• **Records**
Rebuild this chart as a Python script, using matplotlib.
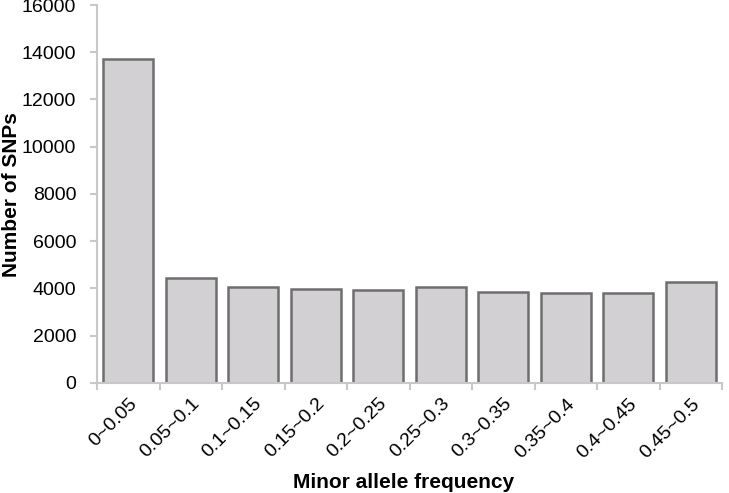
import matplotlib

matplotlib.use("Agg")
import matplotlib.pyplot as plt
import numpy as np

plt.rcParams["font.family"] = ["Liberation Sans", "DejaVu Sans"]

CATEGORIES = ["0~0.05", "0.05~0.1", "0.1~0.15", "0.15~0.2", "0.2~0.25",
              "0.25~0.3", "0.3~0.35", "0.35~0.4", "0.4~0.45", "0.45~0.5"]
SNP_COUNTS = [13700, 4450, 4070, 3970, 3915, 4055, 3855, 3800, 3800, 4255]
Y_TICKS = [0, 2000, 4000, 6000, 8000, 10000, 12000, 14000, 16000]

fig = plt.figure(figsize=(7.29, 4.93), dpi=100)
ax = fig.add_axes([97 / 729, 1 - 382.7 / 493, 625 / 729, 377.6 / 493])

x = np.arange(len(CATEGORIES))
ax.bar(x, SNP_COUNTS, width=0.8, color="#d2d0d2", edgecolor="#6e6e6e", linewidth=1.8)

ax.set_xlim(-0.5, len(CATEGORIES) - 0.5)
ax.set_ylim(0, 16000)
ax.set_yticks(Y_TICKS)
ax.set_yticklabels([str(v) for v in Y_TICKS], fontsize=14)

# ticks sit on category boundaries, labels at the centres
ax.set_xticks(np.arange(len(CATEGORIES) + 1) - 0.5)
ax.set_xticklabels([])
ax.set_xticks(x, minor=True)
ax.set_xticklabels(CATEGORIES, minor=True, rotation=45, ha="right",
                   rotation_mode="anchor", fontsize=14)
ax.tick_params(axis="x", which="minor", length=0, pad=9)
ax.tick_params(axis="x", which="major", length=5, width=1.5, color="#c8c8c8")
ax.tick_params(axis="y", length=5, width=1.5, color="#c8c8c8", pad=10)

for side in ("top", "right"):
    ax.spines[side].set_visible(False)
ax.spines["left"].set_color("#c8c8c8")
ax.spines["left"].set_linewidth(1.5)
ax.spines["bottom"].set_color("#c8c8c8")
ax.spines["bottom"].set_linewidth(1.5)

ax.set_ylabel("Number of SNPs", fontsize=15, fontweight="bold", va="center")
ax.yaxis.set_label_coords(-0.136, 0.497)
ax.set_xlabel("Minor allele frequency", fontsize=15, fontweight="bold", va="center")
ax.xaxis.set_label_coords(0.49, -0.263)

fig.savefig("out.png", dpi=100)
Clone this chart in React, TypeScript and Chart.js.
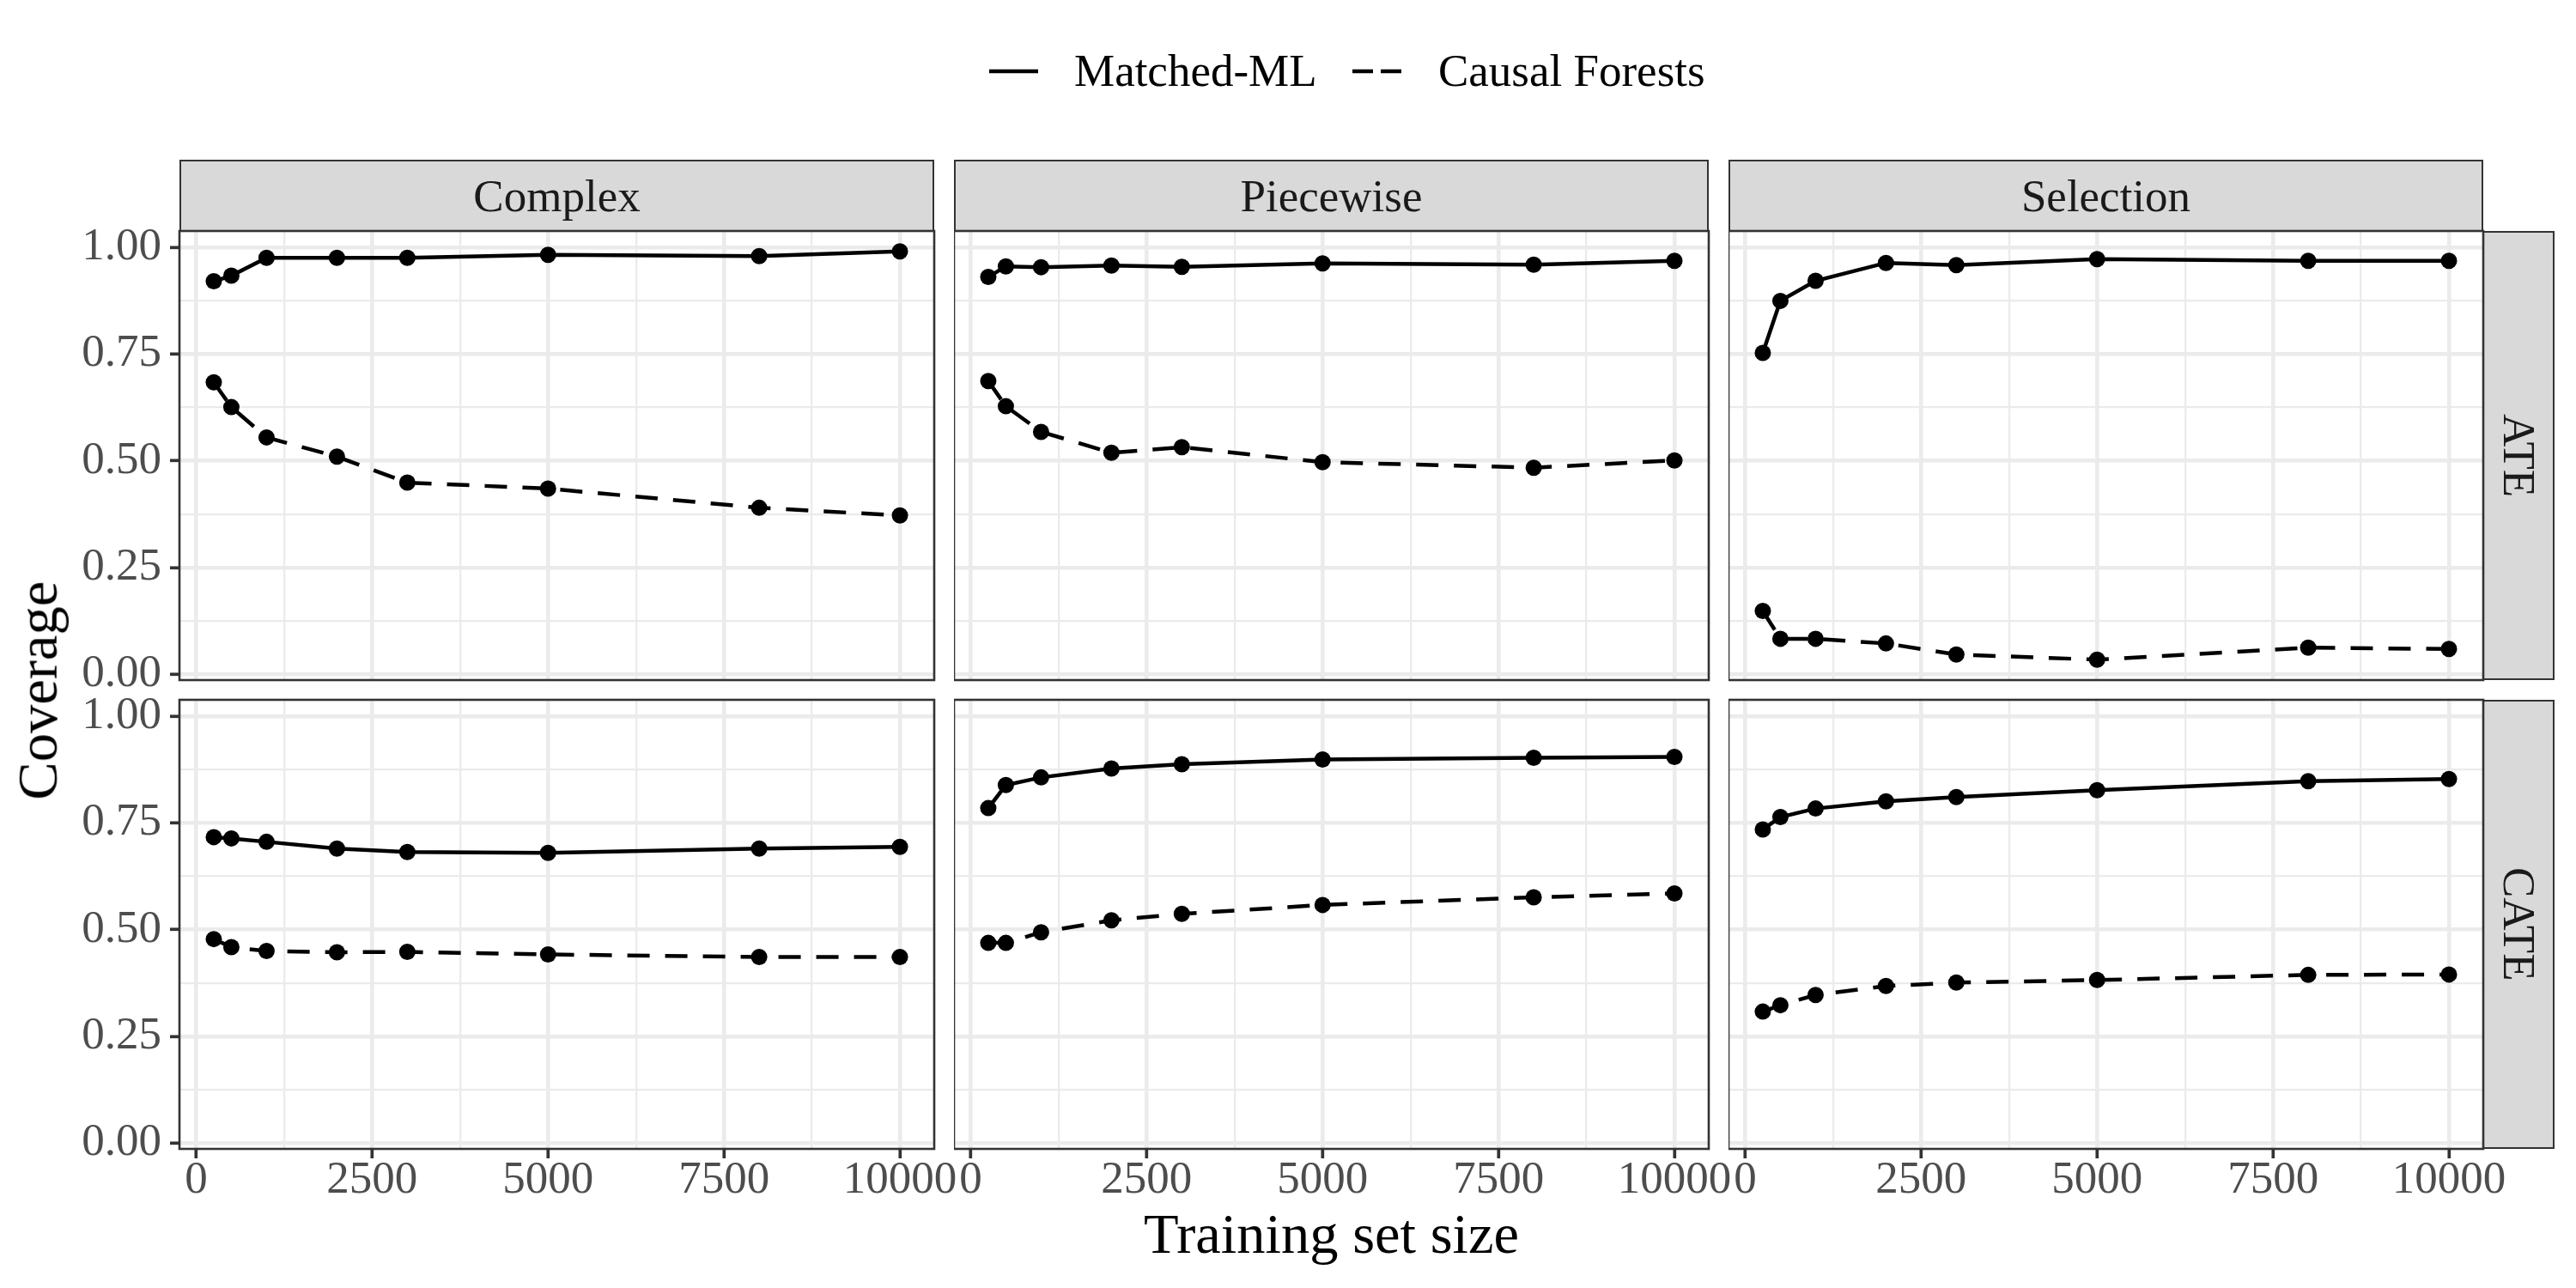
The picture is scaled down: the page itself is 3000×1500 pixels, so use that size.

• **Work to complete**
The line that contains "Clone this chart" begins the part to retype, and the last line of the records above ends it. Retype both and everything between, exactly, without the pictures.

• **Task solution**
Clone this chart in React, TypeScript and Chart.js.
The picture is scaled down: the page itself is 3000×1500 pixels, so use that size.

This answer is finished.